Prairie school leads student on path to holiness
By Kathleen Wolfe, Youth Speak NewsSylvie Quiring, a recent alumnus of St. Therese, said the school’s unique programming, with a strong emphasis on both personal sanctity and the duties of the apostolate as an outflow of this, has been an experience of total love and acceptance.
“St. Therese has definitely given me a firm foundation of faith to build on... I am more confident in who I am and in who God is, and I think I am more prepared for life than I could have been any other way,” said Quiring.
“(The program is) ultimately a real experience of the love of God through the people, prayer, the work and everything we do here at the school. I feel at home here.”
Jim Anderson, the school’s director, said the school is already “well-established and remarkably well,” and he is looking “forward to the strengthening and deepening of the program” as it heads into its fourth year.

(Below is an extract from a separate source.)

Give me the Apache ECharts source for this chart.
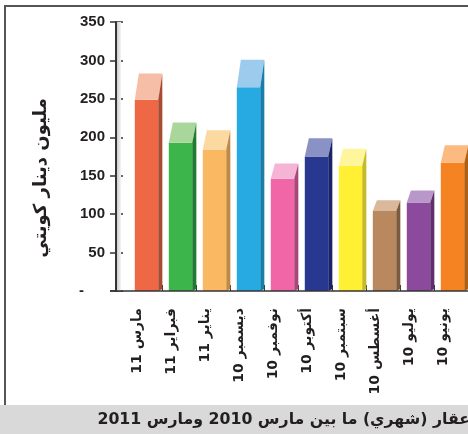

“In three years, we have had students from almost every province, as well as one student from the States and (prospective students from several other countries),” said Anderson.
Anderson said the school offers St. Therese of Lisieux’s accessible and universal “doctrine of spiritual childhood,” where one places complete confidence in the Father of love, thus coming to deep healing and conversion.
The program, Anderson said, aims to provide its students with the what, how and why of a life lived in faith, in the context of a rich community life firmly based in this St. Therese spirituality, study, prayer, Christian fellowship and faithfulness to the Church.
“Ultimately, we’re aiming to establish a habit of holiness that will last throughout the lives of the students... As John Paul II says in Redemptoris Missio, ‘the witness of a Christian life is the first and irreplaceable form of mission,’ ” said Anderson.
The fruit of the program is evident in the school’s graduates, he said, and the most beautiful thing he witnesses as director is conversion.
“Hearts are changing. Lives are changing,” said Anderson. “(As I’ve seen), a student that comes with an openness of heart to God and to the community of St. Therese will experience profound change and growth.
“They will experience the love of God in a way they never thought possible.”
Anderson also noted however, the challenges of running such a unique program.
“It’s difficult to have people recognize the value of the program... We tend to be in a functionally oriented society where we take our identity in what we do,” said Anderson.
He added that the Western mind struggles to get beyond its focus on production, even within the Church.
“As one student noted this year, we’re human beings, not human doings. Without understanding who we are, we can’t do what we’re supposed to do,” said Anderson, emphasizing the program aims first to bring about personal holiness.
At the end of each year, a full-length play is put on, which the students and staff take on tour. An outgrowth of the first-year class’s pilgrimage to the Eucharistic Congress in Quebec, Anderson said the play has become indispensable.
“We found it to be a very effective means of solidifying and exercising the virtues which the students have learned throughout the year,” said Anderson. “It’s a lived (Christian) witness and a beautiful activity in building a culture of life.”
St. Therese is currently accepting student applications for the 2010-2011 year and will re-commence in early September.
(Wolfe, 21, will be pursuing a Master of Sacred Theology degree at the International Theological Institute in Trumau, Austria, this fall.)